For the last three years the winner of this game has gone on to take the Western Conference championship, and in 1965 and 1966 Green Bay won the NFL championship as well. Last year the Packers also won the Super Bowl. For both teams, then, the game has come to be the most significant of the season. Oddly enough, because of a Monday night TV commitment, the Packers arrived in Baltimore with the handicap of one less day than usual in which to prepare. They had defeated St. Louis 31-23 on Monday night and did not get back into Green Bay until 2 a.m. Tuesday.
"We had to compress our preparation," Vince Lombardi said last Saturday night. "We put in the offense and defense as we usually do, but in a normal week we use Friday for refining and polishing. This week we didn't have time to tune the machine. We're ready, but we may be less precise than I would like us to be."
Much of the pregame conjecture concerned the physical condition of the two quarterbacks. In previous years Unitas had often had to play despite being hurt, but now Unitas was healthy. Starr, in turn, had been forced to miss all or part of three of the last five games between the two teams, and last week was just getting back into top shape from injuries suffered first during the exhibition season. Zeke Bratkowski had come in for Starr in the three games and in each case proved at least as damaging to the Colts as Starr himself. But last Saturday morning Bratkowski pulled a muscle in his back working out on the frosty field in Green Bay. "I had to help him out of bed this morning," said Max McGee on Sunday. "Color Zeke gone. There's no way he'll be able to play today. It's a good thing Bart is ready."
Green Bay's touchy predicament at quarterback was complicated early by its loss of both first-string running backs. Jim Grabowski went to the sideline with an injured knee in the first quarter, to be followed moments later by Elijah Pitts, who tore an Achilles tendon. Without them, the Packers' running game lacked some of its sparkle, although Ben Wilson and Donny Anderson performed adequately. By half time the game had lapsed into a stern defensive battle, relieved only by Don Chandler's 49-yard field goal.
It was not until Boyd was injured early in the fourth period that Green Bay got its lone touchdown. One of the leaders of the Colt secondary, Boyd was replaced by Charlie Stukes, a good rookie, but a rookie.
"On the touchdown to Anderson," Shula said later, "they sent the spread end to the inside, taking Stukes with him and isolating Anderson on the linebacker. Boyd, with his experience, would not have gone so far inside with the end. He would have rolled back out to help on Anderson and I think he might have made the play."

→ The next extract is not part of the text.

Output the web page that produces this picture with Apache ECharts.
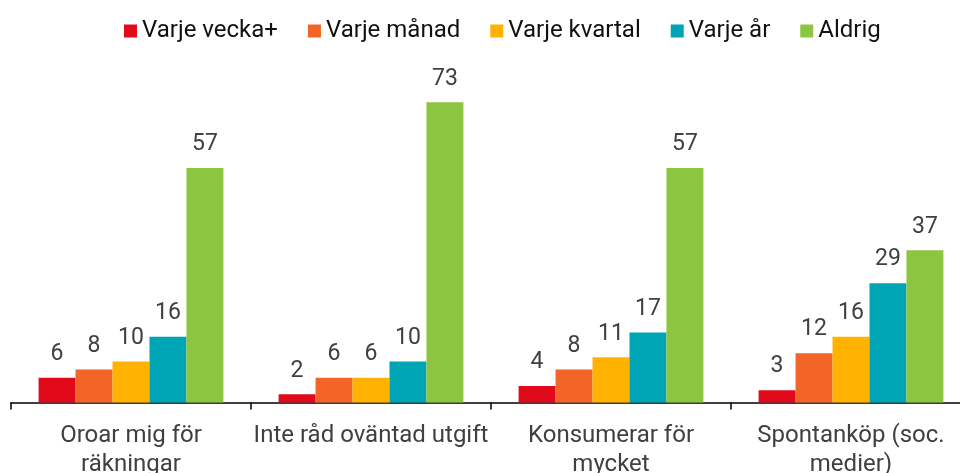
<!DOCTYPE html>
<html>
<head>
<meta charset="utf-8">
<script src="https://cdn.jsdelivr.net/npm/echarts@6/dist/echarts.min.js"></script>
<style>
  html, body { margin: 0; padding: 0; background: #fff; overflow: hidden; }
  #chart { width: 960px; height: 473px; }
</style>
</head>
<body>
<div id="chart"></div>
<script>
var categories = ['Oroar mig för\nräkningar', 'Inte råd oväntad utgift', 'Konsumerar för\nmycket', 'Spontanköp (soc.\nmedier)'];
var seriesNames = ['Varje vecka+', 'Varje månad', 'Varje kvartal', 'Varje år', 'Aldrig'];
var weekly = [6, 2, 4, 3];
var monthly = [8, 6, 8, 12];
var quarterly = [10, 6, 11, 16];
var yearly = [16, 10, 17, 29];
var never = [57, 73, 57, 37];

var myChart = echarts.init(document.getElementById('chart'));
var colors = ['#e2091a', '#f26527', '#ffb300', '#00a5b5', '#8cc540'];
var values = [weekly, monthly, quarterly, yearly, never];

var series = seriesNames.map(function(name, i) {
    return {
        name: name,
        type: 'bar',
        barGap: 0,
        barCategoryGap: '23%',
        data: values[i],
        label: {
            show: true,
            position: 'top',
            distance: 12,
            fontSize: 23,
            color: '#404040',
            fontFamily: 'Roboto'
        }
    };
});

option = {
    color: colors,
    animation: false,
    textStyle: { fontFamily: 'Roboto' },
    legend: {
        data: seriesNames,
        top: 14,
        left: 119,
        itemWidth: 13,
        itemHeight: 13,
        itemGap: 30,
        icon: 'rect',
        textStyle: { fontSize: 24, color: '#111', fontFamily: 'Roboto' }
    },
    grid: {
        top: 73.5,
        left: 11,
        width: 960,
        bottom: 70.5,
        containLabel: false,
        outerBoundsMode: 'none'
    },
    xAxis: [{
        type: 'category',
        data: categories,
        axisLine: { lineStyle: { color: '#000', width: 1.5 } },
        axisTick: { show: true, length: 7, lineStyle: { color: '#000', width: 1.5 } },
        axisLabel: {
            interval: 0,
            margin: 19,
            fontSize: 24,
            lineHeight: 29,
            color: '#404040',
            fontFamily: 'Roboto'
        }
    }],
    yAxis: [{
        type: 'value',
        min: 0,
        max: 80,
        show: false,
        splitLine: { show: false }
    }],
    series: series
};
myChart.setOption(option);
window.onresize = myChart.resize;
</script>
</body>
</html>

Hawkins, who caught the first Baltimore touchdown pass, faked in, then broke to the outside to take Unitas' perfect throw just in the corner of the end zone. Hawkins was smiling later in the dressing room. He had not been put in the game until the fourth period, and after last Wednesday morning's poker-playing escapade, when he and eight friends were arrested at 4:45 a.m. in the back room of a suburban barbershop, he was not sure that he would get in at all. Hawkins used to be called Captain Who? when he was the leader of the Baltimore special teams. "They changed my name to Captain Midnight," he said in the dressing room Sunday evening. "I guess I got a three-quarters suspension. I'm glad they lifted it in time for me to get in."
Whatever penalty Shula has in store for Hawkins may be reduced a bit by the coach's euphoria over victory. "This year we're getting the breaks," he said happily. "When you're rolling, that's what happens. Maybe this is going to be our year."
Twice during the second half the Colts took what seemed to be extraordinary gambles for a team that was trailing but still had a good deal of time left to play. Once, with fourth and one at the Green Bay 44 midway in the third quarter, Shula elected to try for the first down. Nitschke and Willie Wood met Lenny Moore behind the line of scrimmage to give the Packers possession of the ball. The Colt defense salvaged that lost gamble by forcing a Green Bay punt.
As the fourth period began, the Colts had the ball on the Green Bay 43, again fourth and one, and Shula gambled once more. And again Nitschke met Moore behind the line of scrimmage and the ball went over to Green Bay. This time the lost gamble cost the touchdown that put the Packers ahead 10-0.
"Nitschke made great plays on both tries," Shula said. "Once the fullback almost had him down and he reached over him to get Moore. They pinched the middle and Nitschke just slid outside to get Lenny again. Sure, they were gambles. But we're a gambling team. You have to have confidence in yourself."
Dan Sullivan, the Colt guard who blocked well all afternoon, was slumped in exhaustion before his locker, still stunned by the sudden turn that had brought the Colts victory. "I guess I wasn't really worried during those last three minutes or so," he said. "We have so much confidence in Johnny U. and I got a feeling this is gonna be our year."
It may well be. Certainly it took a team blessed by fortune to pull this game out. Should Baltimore and Green Bay win in their divisions, they will meet again in a divisional playoff December 23 in Green Bay. Destiny will be put to a hard test.